Le problème du Niwaâd, c'est qu'il ne fonctionne pas… Les personnages de la première moitié sont relativement attachants (malheureusement, ils meurent tous, sauf un, à la fin de la première partie), ceux de la deuxième partie sont des “clichés ambulants”. Là où Bordage a du souffle, Chaumette s'empêtre. Là où Bordage joue le jeu de refaire le monde en mille pages serrées, Chaumette se contente de le décrire, et pas toujours en profondeur, en trois cents pages. Sans réussir à le transcender.

Dommage, car Chaumette est capable d'excellentes choses. Mais, là, entre Bordage et lui, il n'y a pas photo !

Un des points de comparaison entre Wang et le Niwaâd est justement la manière dont le héros y est perçu. Wang est explicitement décrit — et utilisé — comme une incarnation du chaos (y compris dans le rôle stratégique qu'on lui confiera durant les batailles). Le “Tao de la Survie” qu'il pratique a pour but de le rendre imprévisible et insaisissable. Cet aspect est particulièrement bien rendu dans le livre. Wang est vraiment le personnage archétypal de Bordage, le guerrier chaotique qui finit par transcender sa propre survie pour basculer du côté de la survie du monde. Chez Bordage, cet aspect chaotique est à la fois un choix et aussi le résultat d'une éducation, d'un entraînement de tous les instants. C'est, littéralement, ce que le personnage a choisi de devenir.
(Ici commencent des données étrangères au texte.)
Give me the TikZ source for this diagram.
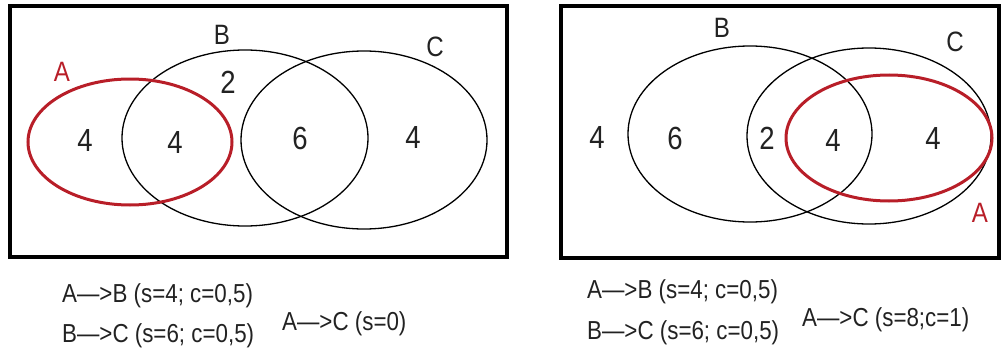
\documentclass[tikz,border=0pt]{standalone}
\usepackage{fontspec}
\setmainfont{Liberation Sans}
\newfontfamily\narrowsans[FakeStretch=0.86]{Liberation Sans}
\usepackage{xcolor}
\usepackage{tikz}
\definecolor{setred}{HTML}{B81E28}
\definecolor{inkgrey}{HTML}{222222}

\begin{document}
\begin{tikzpicture}[
  x=1pt, y=-1pt,
  frame/.style={draw=black, line width=3.5pt},
  setline/.style={draw=black, line width=1.3pt},
  setA/.style={draw=setred, line width=3pt},
  digit/.style={font=\narrowsans\fontsize{32}{34}\selectfont, text=inkgrey, inner sep=0pt},
  setname/.style={font=\narrowsans\fontsize{28}{30}\selectfont, text=inkgrey, inner sep=0pt},
  rule/.style={font=\narrowsans\fontsize{26}{28}\selectfont, text=inkgrey, inner sep=0pt, anchor=west}
]
\useasboundingbox (0,0) rectangle (1003,353);

% left: A and C disjoint
\draw[frame] (10,6) rectangle (507,257);
\draw[setline] (245,138) ellipse [x radius=123pt, y radius=88pt];
\draw[setline] (364,140) ellipse [x radius=123pt, y radius=89pt];
\draw[setA] (130,142) ellipse [x radius=102pt, y radius=63pt];
\node[setname, text=setred] (la) at (62,72) {A};
\node[setname] (lb) at (222,35) {B};
\node[setname] (lc) at (435,47) {C};
\node[digit] (l2) at (228,82) {2};
\node[digit] (l4a) at (85,140) {4};
\node[digit] (l4ab) at (175,142) {4};
\node[digit] (l6) at (300,138) {6};
\node[digit] (l4c) at (413,137) {4};

% right: A inside C
\draw[frame] (561,6) rectangle (999,258);
\draw[setline] (750,134) ellipse [x radius=122pt, y radius=88pt];
\draw[setline] (869,136) ellipse [x radius=122pt, y radius=88pt];
\draw[setA] (889,138) ellipse [x radius=103pt, y radius=63pt];
\node[setname] (rb) at (722,28) {B};
\node[setname] (rc) at (955,42) {C};
\node[setname, text=setred] (ra) at (980,213) {A};
\node[digit] (r4o) at (597,137) {4};
\node[digit] (r6) at (675,138) {6};
\node[digit] (r2) at (767,138) {2};
\node[digit] (r4abc) at (833,140) {4};
\node[digit] (r4ac) at (933,138) {4};

% rules under each picture
\node[rule] (lab) at (62,296) {A—>B (s=4; c=0,5)};
\node[rule] (lbc) at (62,336) {B—>C (s=6; c=0,5)};
\node[rule] (lac) at (282,324) {A—>C (s=0)};
\node[rule] (rab) at (587,292) {A—>B (s=4; c=0,5)};
\node[rule] (rbc) at (587,333) {B—>C (s=6; c=0,5)};
\node[rule] (rac) at (802,320) {A—>C (s=8;c=1)};
\end{tikzpicture}
\end{document}
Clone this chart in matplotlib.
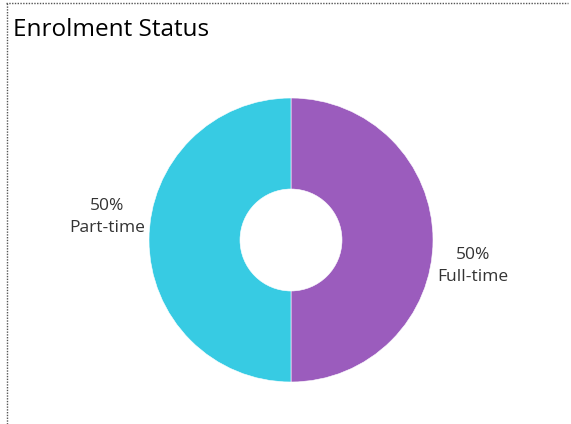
import matplotlib.pyplot as plt
from matplotlib.lines import Line2D

# Données
statuts = ['Full-time', 'Part-time']
parts = [50, 50]
couleurs = ['#9B5CBD', '#37CBE3']

fig = plt.figure(figsize=(5.71, 4.24), dpi=100)
ax = fig.add_axes([0, 0, 1, 1])

# Donut
ax.pie(parts, colors=couleurs, startangle=90, counterclock=False,
       center=(291, 424 - 240), radius=142,
       wedgeprops=dict(width=142 - 51, edgecolor='white', linewidth=0.4))

# pie() remet les limites, on les fixe après
ax.set_xlim(0, 571)
ax.set_ylim(0, 424)
ax.set_aspect('equal')
ax.axis('off')

# Cadre pointillé (haut et gauche)
fig.add_artist(Line2D([6 / 571, 568 / 571], [1 - 2.5 / 424, 1 - 2.5 / 424],
                      color='#555555', lw=1, ls=(0, (1, 1))))
fig.add_artist(Line2D([6.5 / 571, 6.5 / 571], [0, 1 - 2.5 / 424],
                      color='#555555', lw=1, ls=(0, (1, 1))))

# Titre
fig.text(13 / 571, 1 - 30 / 424, 'Enrolment Status', fontsize=17.5,
         family='Open Sans', color='#000000', va='center', ha='left')

# Étiquettes
total = sum(parts)
positions = {'Full-time': (473, 424 - 266), 'Part-time': (107, 424 - 217)}
for statut, val in zip(statuts, parts):
    x, y = positions[statut]
    ax.text(x, y, f'{val / total:.0%}\n{statut}', ha='center', va='center',
            fontsize=12.5, family='Open Sans', color='#333333', linespacing=1.5)

fig.savefig('out.png', dpi=100)
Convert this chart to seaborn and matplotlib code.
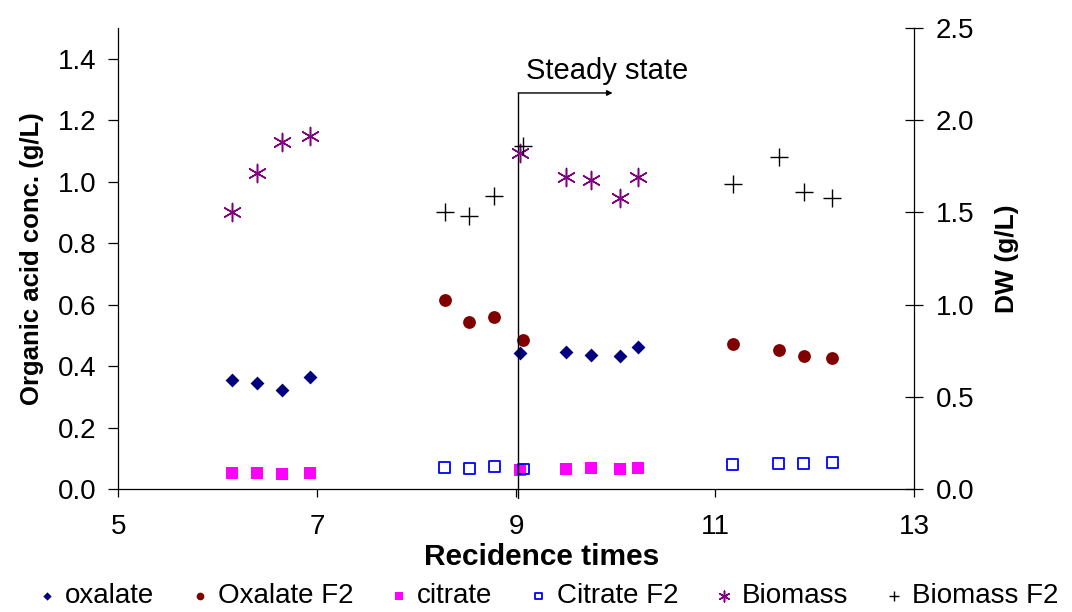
import matplotlib
matplotlib.use("Agg")
import matplotlib.pyplot as plt
import seaborn as sns
import numpy as np

# ---- data ----
x_ox = [6.14, 6.39, 6.64, 6.93, 9.04, 9.50, 9.75, 10.04, 10.23]
oxalate = [0.356, 0.346, 0.321, 0.365, 0.443, 0.445, 0.437, 0.432, 0.462]
citrate = [0.051, 0.051, 0.048, 0.052, 0.062, 0.065, 0.067, 0.065, 0.068]
biomass = [1.504, 1.712, 1.880, 1.914, 1.820, 1.694, 1.676, 1.580, 1.694]

x_f2 = [8.28, 8.53, 8.78, 9.07, 11.18, 11.64, 11.89, 12.18]
oxalate_f2 = [0.615, 0.545, 0.561, 0.486, 0.473, 0.453, 0.432, 0.426]
citrate_f2 = [0.070, 0.068, 0.072, 0.065, 0.080, 0.082, 0.084, 0.085]
biomass_f2 = [1.504, 1.482, 1.589, 1.860, 1.654, 1.799, 1.609, 1.580]

series_labels = ["oxalate", "Oxalate F2", "citrate", "Citrate F2", "Biomass", "Biomass F2"]
x_ticks = [5, 7, 9, 11, 13]
left_ticks = [0.0, 0.2, 0.4, 0.6, 0.8, 1.0, 1.2, 1.4]
right_ticks = [0.0, 0.5, 1.0, 1.5, 2.0, 2.5]
steady_x, steady_y, steady_end = 9.02, 1.289, 9.97

sns.set_theme(style="white")
plt.rcParams["font.family"] = ["Liberation Sans", "DejaVu Sans"]
plt.rcParams["text.color"] = "black"
plt.rcParams["axes.labelcolor"] = "black"
plt.rcParams["xtick.color"] = "black"
plt.rcParams["ytick.color"] = "black"

fig = plt.figure(figsize=(10.72, 6.12), dpi=100)
ax = fig.add_axes([0.1105, 0.201, 0.742, 0.753])
ax2 = ax.twinx()

navy = "#000080"
dred = "#800000"
mag = "#FF00FF"
blue = "#0000FF"
purple = "#800080"

sns.scatterplot(x=x_ox, y=oxalate, ax=ax, marker="D", s=50, color=navy,
                linewidth=0, label=series_labels[0], legend=False)
sns.scatterplot(x=x_f2, y=oxalate_f2, ax=ax, marker="o", s=85, color=dred,
                linewidth=0, label=series_labels[1], legend=False)
sns.scatterplot(x=x_ox, y=citrate, ax=ax, marker="s", s=80, color=mag,
                linewidth=0, label=series_labels[2], legend=False)
sns.scatterplot(x=x_f2, y=citrate_f2, ax=ax, marker="s", s=62,
                facecolors="none", edgecolor=blue, linewidth=1.3,
                label=series_labels[3], legend=False)
sns.scatterplot(x=x_ox, y=biomass, ax=ax2, marker=(6, 2, 0), s=170, color=purple,
                linewidth=1.1, label=series_labels[4], legend=False)
sns.scatterplot(x=x_f2, y=biomass_f2, ax=ax2, marker="+", s=160, color="black",
                linewidth=1.0, label=series_labels[5], legend=False)

ax.set_xlim(5, 13)
ax.set_ylim(0, 1.5)
ax2.set_ylim(0, 2.5)
ax.set_xticks(x_ticks)
ax.set_xticklabels([str(t) for t in x_ticks])
ax.set_yticks(left_ticks)
ax.set_yticklabels([f"{t:.1f}" for t in left_ticks])
ax2.set_yticks(right_ticks)
ax2.set_yticklabels([f"{t:.1f}" for t in right_ticks])

for a in (ax, ax2):
    a.spines["top"].set_visible(False)
    for sp in a.spines.values():
        sp.set_color("black")
        sp.set_linewidth(0.9)
    a.grid(False)
ax.spines["right"].set_visible(False)
ax2.spines["left"].set_visible(False)
ax2.spines["bottom"].set_visible(False)

ax.tick_params(axis="x", direction="out", length=6, width=0.9, color="black",
               labelsize=20, pad=12, bottom=True, labelcolor="black")
ax.tick_params(axis="y", direction="out", length=7, width=0.9, color="black",
               labelsize=20, pad=9, left=True, labelcolor="black")
ax2.tick_params(axis="y", direction="inout", length=13, width=0.9, color="black",
                labelsize=20, pad=9, right=True, labelcolor="black")

ax.set_xlabel("Recidence times", fontsize=21.5, fontweight="bold", color="black")
ax.xaxis.set_label_coords(0.532, -0.117)
ax.set_ylabel("Organic acid conc. (g/L)", fontsize=18.5, fontweight="bold",
              color="black", labelpad=10)
ax2.set_ylabel("DW (g/L)", fontsize=19, fontweight="bold", color="black", labelpad=15)

# steady state marker
ax.plot([steady_x, steady_x], [-0.03, steady_y], color="black", lw=1.0, clip_on=False)
ax.annotate("", xy=(steady_end, steady_y), xytext=(steady_x, steady_y),
            arrowprops=dict(arrowstyle="-|>", color="black", lw=1.0,
                            mutation_scale=8, shrinkA=0, shrinkB=0))
ax.text(steady_x + 0.08, 1.36, "Steady state", fontsize=21, ha="left", va="center",
        color="black")

h1, l1 = ax.get_legend_handles_labels()
h2, l2 = ax2.get_legend_handles_labels()
leg = fig.legend(h1 + h2, l1 + l2, loc="center", bbox_to_anchor=(0.511, 0.026), ncol=6,
                 frameon=False, fontsize=20, markerscale=0.6, handlelength=0.7,
                 handletextpad=0.3, columnspacing=1.3, borderaxespad=0)
for t in leg.get_texts():
    t.set_color("black")

fig.savefig("out.png", dpi=100)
Au contraire, le héros de Chaumette, Nashguen le boiteux, est “possédé” par une force qui fait de lui un guerrier amok invincible. C'est quelque chose qu'il accepte mais qui est artificiel, une simple commodité astucieuse offerte par l'écrivain manipulateur à son personnage. Dans les deux cas, nous avons des personnages individualistes forcenés (c'est, décidément, un des traits de la littérature des années 90) mais je préfère de loin l'être humain Wang à la marionnette de Chaumette.